TASK PROMPT — From the first line of the listing below to the line with "return (PY1 - yp) / (PY1 - PY0)", print each line exactly, and nothing more. Leave out the pictures.

SUPPLIED DATA —

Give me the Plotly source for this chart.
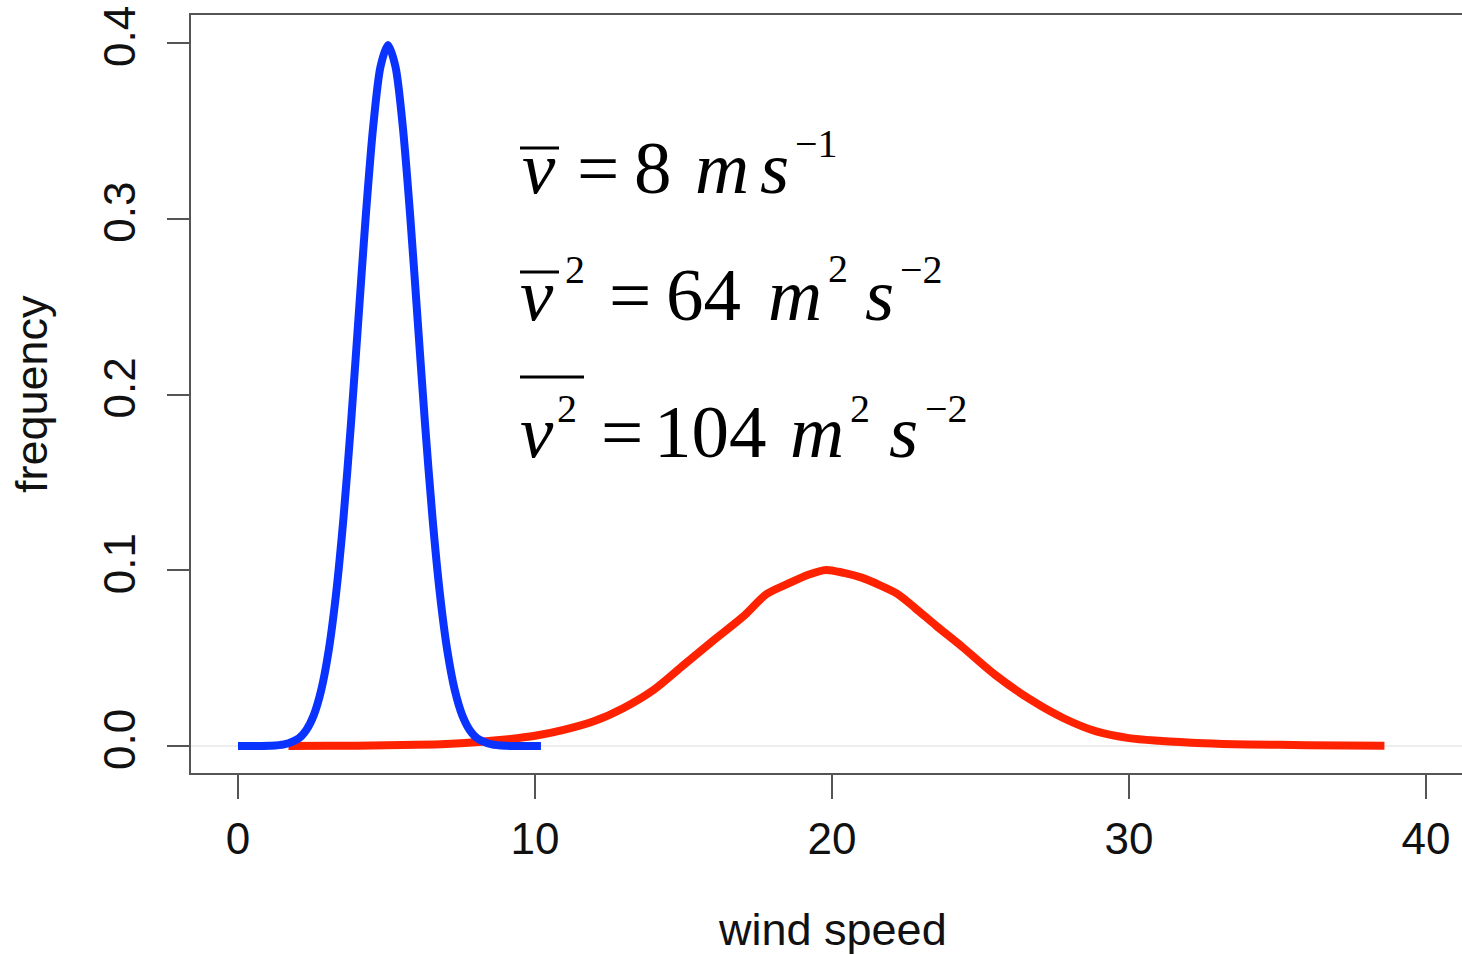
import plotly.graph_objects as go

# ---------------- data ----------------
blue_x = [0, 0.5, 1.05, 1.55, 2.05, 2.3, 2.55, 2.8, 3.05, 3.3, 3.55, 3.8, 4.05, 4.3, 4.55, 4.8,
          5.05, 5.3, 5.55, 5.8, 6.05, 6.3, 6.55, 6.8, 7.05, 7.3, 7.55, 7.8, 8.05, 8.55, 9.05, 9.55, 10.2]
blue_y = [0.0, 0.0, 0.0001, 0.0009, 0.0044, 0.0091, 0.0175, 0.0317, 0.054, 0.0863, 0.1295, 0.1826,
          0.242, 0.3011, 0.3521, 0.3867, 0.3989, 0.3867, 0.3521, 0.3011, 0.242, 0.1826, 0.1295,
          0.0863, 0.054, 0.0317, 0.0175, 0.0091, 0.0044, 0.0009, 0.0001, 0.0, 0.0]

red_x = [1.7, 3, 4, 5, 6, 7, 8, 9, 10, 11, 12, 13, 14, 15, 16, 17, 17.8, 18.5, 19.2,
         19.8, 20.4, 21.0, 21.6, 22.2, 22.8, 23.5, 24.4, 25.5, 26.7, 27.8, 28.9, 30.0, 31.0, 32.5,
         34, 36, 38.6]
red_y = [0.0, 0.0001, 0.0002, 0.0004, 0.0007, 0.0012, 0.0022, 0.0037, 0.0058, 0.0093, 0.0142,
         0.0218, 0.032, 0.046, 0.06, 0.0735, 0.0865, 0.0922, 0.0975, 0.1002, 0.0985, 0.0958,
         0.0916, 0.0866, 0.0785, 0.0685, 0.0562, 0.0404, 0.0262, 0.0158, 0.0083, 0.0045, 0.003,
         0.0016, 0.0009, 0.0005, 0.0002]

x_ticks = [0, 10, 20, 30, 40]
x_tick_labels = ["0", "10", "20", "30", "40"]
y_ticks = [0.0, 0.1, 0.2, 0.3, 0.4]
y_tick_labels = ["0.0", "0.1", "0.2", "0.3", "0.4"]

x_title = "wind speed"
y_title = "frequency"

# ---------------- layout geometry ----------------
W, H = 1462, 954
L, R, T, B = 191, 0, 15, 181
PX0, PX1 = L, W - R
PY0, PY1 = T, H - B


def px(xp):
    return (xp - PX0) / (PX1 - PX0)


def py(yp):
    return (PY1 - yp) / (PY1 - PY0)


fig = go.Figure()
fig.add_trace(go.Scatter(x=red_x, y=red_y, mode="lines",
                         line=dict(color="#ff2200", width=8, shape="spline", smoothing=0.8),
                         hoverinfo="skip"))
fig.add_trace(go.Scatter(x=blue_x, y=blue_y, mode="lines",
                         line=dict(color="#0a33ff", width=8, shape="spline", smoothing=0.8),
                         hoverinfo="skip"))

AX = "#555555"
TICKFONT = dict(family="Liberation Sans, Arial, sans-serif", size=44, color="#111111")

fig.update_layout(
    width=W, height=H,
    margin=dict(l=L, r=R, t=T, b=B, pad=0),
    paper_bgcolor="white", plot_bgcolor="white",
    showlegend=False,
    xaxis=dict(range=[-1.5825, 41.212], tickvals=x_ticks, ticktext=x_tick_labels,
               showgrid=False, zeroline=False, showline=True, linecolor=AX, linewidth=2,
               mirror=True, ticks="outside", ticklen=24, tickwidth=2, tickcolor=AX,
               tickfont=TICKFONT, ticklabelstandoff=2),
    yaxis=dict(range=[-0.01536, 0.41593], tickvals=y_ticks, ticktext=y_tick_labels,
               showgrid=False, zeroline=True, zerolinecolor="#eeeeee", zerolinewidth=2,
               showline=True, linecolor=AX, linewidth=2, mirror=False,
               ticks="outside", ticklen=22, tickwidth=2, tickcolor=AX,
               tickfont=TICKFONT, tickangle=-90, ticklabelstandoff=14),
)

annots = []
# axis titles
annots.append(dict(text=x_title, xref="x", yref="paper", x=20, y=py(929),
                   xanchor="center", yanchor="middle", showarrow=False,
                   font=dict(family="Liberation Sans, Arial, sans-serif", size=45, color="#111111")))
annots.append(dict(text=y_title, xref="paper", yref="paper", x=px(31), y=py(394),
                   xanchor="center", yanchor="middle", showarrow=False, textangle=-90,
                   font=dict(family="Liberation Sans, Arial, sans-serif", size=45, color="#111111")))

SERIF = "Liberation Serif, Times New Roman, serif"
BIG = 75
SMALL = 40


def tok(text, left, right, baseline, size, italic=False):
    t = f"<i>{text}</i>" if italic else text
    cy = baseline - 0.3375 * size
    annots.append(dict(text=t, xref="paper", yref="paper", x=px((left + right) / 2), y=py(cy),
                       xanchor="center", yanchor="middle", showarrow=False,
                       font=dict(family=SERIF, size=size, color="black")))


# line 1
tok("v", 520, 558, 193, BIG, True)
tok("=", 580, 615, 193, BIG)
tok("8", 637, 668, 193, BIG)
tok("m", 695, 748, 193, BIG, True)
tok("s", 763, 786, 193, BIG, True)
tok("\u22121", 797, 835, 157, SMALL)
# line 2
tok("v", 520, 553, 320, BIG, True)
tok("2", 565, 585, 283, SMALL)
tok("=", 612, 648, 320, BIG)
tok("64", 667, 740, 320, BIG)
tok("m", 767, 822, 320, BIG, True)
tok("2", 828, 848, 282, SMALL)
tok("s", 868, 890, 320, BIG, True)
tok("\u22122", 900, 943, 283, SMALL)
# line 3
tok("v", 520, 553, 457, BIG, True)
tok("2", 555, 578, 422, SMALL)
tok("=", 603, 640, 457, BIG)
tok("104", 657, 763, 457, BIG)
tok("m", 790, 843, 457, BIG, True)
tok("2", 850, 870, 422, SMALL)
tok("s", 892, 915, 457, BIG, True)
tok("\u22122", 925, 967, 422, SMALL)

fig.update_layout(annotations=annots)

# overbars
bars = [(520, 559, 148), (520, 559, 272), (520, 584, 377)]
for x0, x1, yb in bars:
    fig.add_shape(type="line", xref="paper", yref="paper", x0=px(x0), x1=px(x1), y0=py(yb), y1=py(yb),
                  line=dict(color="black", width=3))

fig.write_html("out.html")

REPLY —
Give me the Plotly source for this chart.
import plotly.graph_objects as go

# ---------------- data ----------------
blue_x = [0, 0.5, 1.05, 1.55, 2.05, 2.3, 2.55, 2.8, 3.05, 3.3, 3.55, 3.8, 4.05, 4.3, 4.55, 4.8,
          5.05, 5.3, 5.55, 5.8, 6.05, 6.3, 6.55, 6.8, 7.05, 7.3, 7.55, 7.8, 8.05, 8.55, 9.05, 9.55, 10.2]
blue_y = [0.0, 0.0, 0.0001, 0.0009, 0.0044, 0.0091, 0.0175, 0.0317, 0.054, 0.0863, 0.1295, 0.1826,
          0.242, 0.3011, 0.3521, 0.3867, 0.3989, 0.3867, 0.3521, 0.3011, 0.242, 0.1826, 0.1295,
          0.0863, 0.054, 0.0317, 0.0175, 0.0091, 0.0044, 0.0009, 0.0001, 0.0, 0.0]

red_x = [1.7, 3, 4, 5, 6, 7, 8, 9, 10, 11, 12, 13, 14, 15, 16, 17, 17.8, 18.5, 19.2,
         19.8, 20.4, 21.0, 21.6, 22.2, 22.8, 23.5, 24.4, 25.5, 26.7, 27.8, 28.9, 30.0, 31.0, 32.5,
         34, 36, 38.6]
red_y = [0.0, 0.0001, 0.0002, 0.0004, 0.0007, 0.0012, 0.0022, 0.0037, 0.0058, 0.0093, 0.0142,
         0.0218, 0.032, 0.046, 0.06, 0.0735, 0.0865, 0.0922, 0.0975, 0.1002, 0.0985, 0.0958,
         0.0916, 0.0866, 0.0785, 0.0685, 0.0562, 0.0404, 0.0262, 0.0158, 0.0083, 0.0045, 0.003,
         0.0016, 0.0009, 0.0005, 0.0002]

x_ticks = [0, 10, 20, 30, 40]
x_tick_labels = ["0", "10", "20", "30", "40"]
y_ticks = [0.0, 0.1, 0.2, 0.3, 0.4]
y_tick_labels = ["0.0", "0.1", "0.2", "0.3", "0.4"]

x_title = "wind speed"
y_title = "frequency"

# ---------------- layout geometry ----------------
W, H = 1462, 954
L, R, T, B = 191, 0, 15, 181
PX0, PX1 = L, W - R
PY0, PY1 = T, H - B


def px(xp):
    return (xp - PX0) / (PX1 - PX0)


def py(yp):
    return (PY1 - yp) / (PY1 - PY0)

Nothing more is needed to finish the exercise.